## DESCRIPTION OF THE TASK
Extract word for word the lines of the listing from its start to the line holding "plt.rcParams['axes.unicode_minus'] = False", both ends kept; pictures are not part of the copy.
* start *
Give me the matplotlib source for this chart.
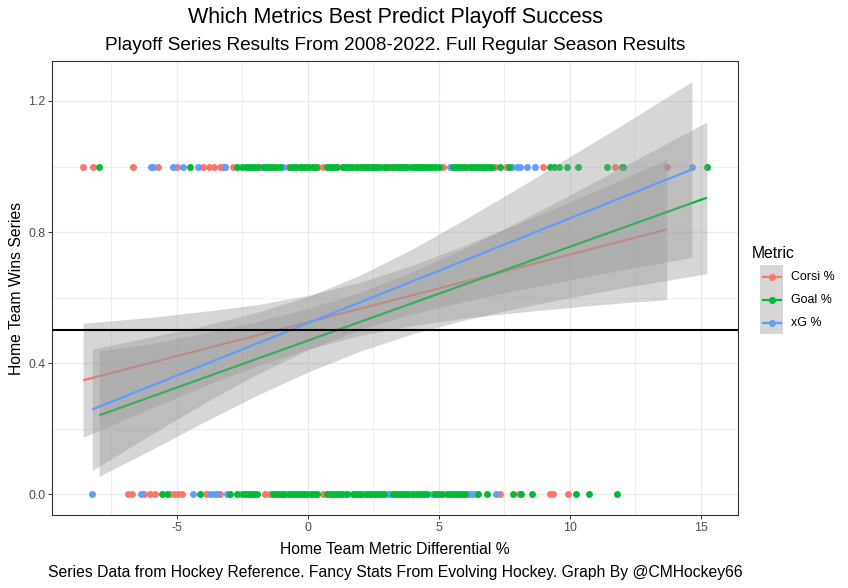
import matplotlib.pyplot as plt
from matplotlib.patches import Rectangle
from matplotlib.lines import Line2D

plt.rcParams['font.family'] = ['Liberation Sans', 'DejaVu Sans']
plt.rcParams['axes.unicode_minus'] = False

metrics = ['Corsi %', 'Goal %', 'xG %']
colors = {'Corsi %': '#F8766D', 'Goal %': '#00BA38', 'xG %': '#619CFF'}

# home team metric differential for series the home team won (y=1) / lost (y=0)
corsi_win_x = [-8.58, -8.19, -6.67, -5.71, -4.99, -4.0, -3.77, -3.58, -3.36, -3.24, -3.17,
               -2.85, -1.83, -0.76, 0.4, 0.57, 1.3, 2.25, 3.05, 3.13, 3.5, 3.6, 4.4, 5.15,
               6.1, 7.14, 7.56, 8.97, 11.72, 13.7]
corsi_loss_x = [-6.87, -6.72, -6.26, -6.03, -5.84, -5.27, -5.1, -4.95, -4.82, -3.89, -3.36,
                -1.64, -1.45, 0.57, 1.98, 3.13, 3.78, 5.15, 6.07, 7.33, 8.05, 9.24, 9.35, 9.92]
xg_win_x = [-6.0, -5.9, -5.14, -4.76, -4.19, -3.17, -1.72, -0.95, 1.0, 2.5, 4.3, 5.42,
            6.8, 7.8, 7.97, 8.1, 8.36, 8.66, 14.66]
xg_loss_x = [-8.23, -6.39, -4.40, -3.74, -3.6, -3.48, -3.10, -2.2, 1.53, 3.05, 4.73,
             6.18, 6.3, 6.45, 7.17]
goal_win_x = [-7.97, -4.5, -2.72, -2.5, -2.38, -2.26, -2.14, -2.02, -1.9, -1.68, -1.56,
              -1.44, -1.32, -1.2, -1.07, -0.68, -0.56, -0.44, -0.3, -0.18, -0.06, 0.06,
              0.18, 0.3, 0.72, 0.84, 0.96, 1.1, 1.34, 1.46, 1.58, 1.7, 1.82, 1.94, 2.06,
              2.17, 2.29, 2.41, 2.53, 2.65, 2.77, 2.89, 3.01, 3.2, 3.32, 3.44, 3.56, 3.68,
              3.8, 3.92, 4.04, 4.16, 4.27, 4.39, 4.51, 4.63, 4.75, 4.87, 5.0, 5.53, 5.65,
              5.77, 5.89, 6.01, 6.18, 6.3, 6.42, 6.54, 6.66, 6.78, 6.9, 7.02, 7.33, 7.67,
              9.24, 9.4, 9.6, 9.88, 10.3, 11.4, 11.98, 12.03, 15.23]
goal_loss_x = [-5.58, -5.39, -4.12, -2.98, -2.72, -2.53, -2.41, -2.29, -2.17, -2.05, -1.93,
               -1.34, -1.22, -1.1, -0.98, -0.86, -0.74, -0.62, -0.5, -0.38, -0.26, -0.14,
               -0.02, 0.1, 0.22, 0.34, 0.72, 0.84, 0.96, 1.08, 1.2, 1.32, 1.44, 1.72, 1.84,
               1.96, 2.08, 2.2, 2.32, 2.44, 2.56, 2.68, 2.8, 2.92, 3.24, 3.36, 3.48, 3.6,
               3.72, 3.84, 3.96, 4.08, 4.2, 4.32, 4.44, 4.56, 4.85, 4.97, 5.09, 5.3, 5.42,
               5.54, 5.66, 5.78, 5.9, 6.0, 6.49, 6.83, 7.82, 8.13, 8.55, 10.23, 10.73, 11.79]

# linear fit end points and confidence band
corsi_line_x = [-8.58, 13.7]
corsi_line_y = [0.348, 0.808]
goal_line_x = [-7.97, 15.23]
goal_line_y = [0.241, 0.905]
xg_line_x = [-8.23, 14.66]
xg_line_y = [0.259, 0.991]

corsi_band_x = [-8.58, -6, -4, -2, 0, 2, 4, 6, 8, 10, 12, 13.7]
corsi_band_lo = [0.174, 0.262, 0.329, 0.390, 0.443, 0.485, 0.515, 0.538, 0.555, 0.570, 0.584, 0.594]
corsi_band_hi = [0.522, 0.540, 0.558, 0.578, 0.607, 0.647, 0.699, 0.760, 0.825, 0.892, 0.962, 1.022]
goal_band_x = [-7.97, -6, -4, -2, 0, 2, 4, 6, 8, 10, 12, 15.23]
goal_band_lo = [0.055, 0.135, 0.219, 0.300, 0.373, 0.437, 0.490, 0.532, 0.568, 0.600, 0.630, 0.673]
goal_band_hi = [0.438, 0.459, 0.491, 0.526, 0.567, 0.617, 0.680, 0.751, 0.830, 0.913, 0.998, 1.136]
xg_band_x = [-8.23, -6, -4, -2, 0, 2, 4, 6, 8, 10, 12, 14.66]
xg_band_lo = [0.073, 0.182, 0.276, 0.364, 0.441, 0.503, 0.551, 0.589, 0.623, 0.654, 0.685, 0.723]
xg_band_hi = [0.443, 0.480, 0.514, 0.554, 0.603, 0.669, 0.749, 0.839, 0.933, 1.030, 1.127, 1.259]

x_ticks = [-5, 0, 5, 10, 15]
y_ticks = [0.0, 0.4, 0.8, 1.2]

W, H = 848, 588
fig = plt.figure(figsize=(W / 100, H / 100), dpi=100)
L, R, T, B = 52, 738, 61, 515
ax = fig.add_axes([L / W, 1 - B / H, (R - L) / W, (B - T) / H])

# points first (ggplot layer order), green on top
for name, wx, lx in [('Corsi %', corsi_win_x, corsi_loss_x),
                     ('xG %', xg_win_x, xg_loss_x),
                     ('Goal %', goal_win_x, goal_loss_x)]:
    ax.scatter(wx, [1] * len(wx), s=25, color=colors[name], lw=0, zorder=2)
    ax.scatter(lx, [0] * len(lx), s=25, color=colors[name], lw=0, zorder=2)

smooths = [('Corsi %', corsi_band_x, corsi_band_lo, corsi_band_hi, corsi_line_x, corsi_line_y),
           ('Goal %', goal_band_x, goal_band_lo, goal_band_hi, goal_line_x, goal_line_y),
           ('xG %', xg_band_x, xg_band_lo, xg_band_hi, xg_line_x, xg_line_y)]
z = 3
for name, bx, lo, hi, lx, ly in smooths:
    ax.fill_between(bx, lo, hi, color='#999999', alpha=0.4, lw=0, zorder=z)
    ax.plot(lx, ly, color=colors[name], lw=1.6, zorder=z + 1, solid_capstyle='butt')
    z += 2

ax.axhline(0.5, color='black', lw=1.5, zorder=20)

ax.set_xlim(-9.77, 16.42)
ax.set_ylim(-0.063, 1.322)
ax.set_xticks(x_ticks)
ax.set_yticks(y_ticks)
ax.set_yticklabels(['%.1f' % v for v in y_ticks])
ax.set_xticks([-7.5, -2.5, 2.5, 7.5, 12.5], minor=True)
ax.set_yticks([0.2, 0.6, 1.0], minor=True)
ax.grid(True, which='major', color='#EBEBEB', lw=1.0)
ax.grid(True, which='minor', color='#EBEBEB', lw=0.6)
ax.set_axisbelow(True)
ax.tick_params(which='major', length=2.7, width=0.7, color='#333333', pad=2.1,
               labelsize=8.9, labelcolor='#4D4D4D')
ax.tick_params(which='minor', length=0)
for s in ax.spines.values():
    s.set_color('#333333')
    s.set_linewidth(0.8)

ax.set_xlabel('Home Team Metric Differential %', fontsize=11.3, va='center')
ax.xaxis.set_label_coords(0.5, (B - 549) / (B - T))
ax.set_ylabel('Home Team Wins Series', fontsize=11.3, va='center')
ax.yaxis.set_label_coords((17 - L) / (R - L), 0.5)

cx = (L + R) / 2 / W
fig.text(cx, 1 - 17 / H, 'Which Metrics Best Predict Playoff Success', ha='center', va='center', fontsize=15.5)
fig.text(cx, 1 - 45 / H, 'Playoff Series Results From 2008-2022. Full Regular Season Results',
         ha='center', va='center', fontsize=13.7)
fig.text(cx, 1 - 572 / H, 'Series Data from Hockey Reference. Fancy Stats From Evolving Hockey. Graph By @CMHockey66',
         ha='center', va='center', fontsize=11.35)

# legend drawn in pixel coordinates
lax = fig.add_axes([0, 0, 1, 1], facecolor='none')
lax.set_xlim(0, W)
lax.set_ylim(H, 0)
lax.axis('off')
lax.text(752, 253, 'Metric', fontsize=11.3, va='center', ha='left')
key_top = 265
for i, name in enumerate(metrics):
    y0 = key_top + i * 23
    lax.add_patch(Rectangle((760, y0), 23, 23, facecolor='#D6D6D6', edgecolor='none'))
    lax.add_line(Line2D([762.5, 780.5], [y0 + 11.5, y0 + 11.5], color=colors[name], lw=1.6))
    lax.plot([771.5], [y0 + 11.5], 'o', color=colors[name], ms=4)
    lax.text(791, y0 + 12, name, fontsize=8.9, va='center', ha='left')

fig.savefig('out.png', dpi=100)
* end *
## SOLUTION FOR THIS PROBLEM
Give me the matplotlib source for this chart.
import matplotlib.pyplot as plt
from matplotlib.patches import Rectangle
from matplotlib.lines import Line2D

plt.rcParams['font.family'] = ['Liberation Sans', 'DejaVu Sans']
plt.rcParams['axes.unicode_minus'] = False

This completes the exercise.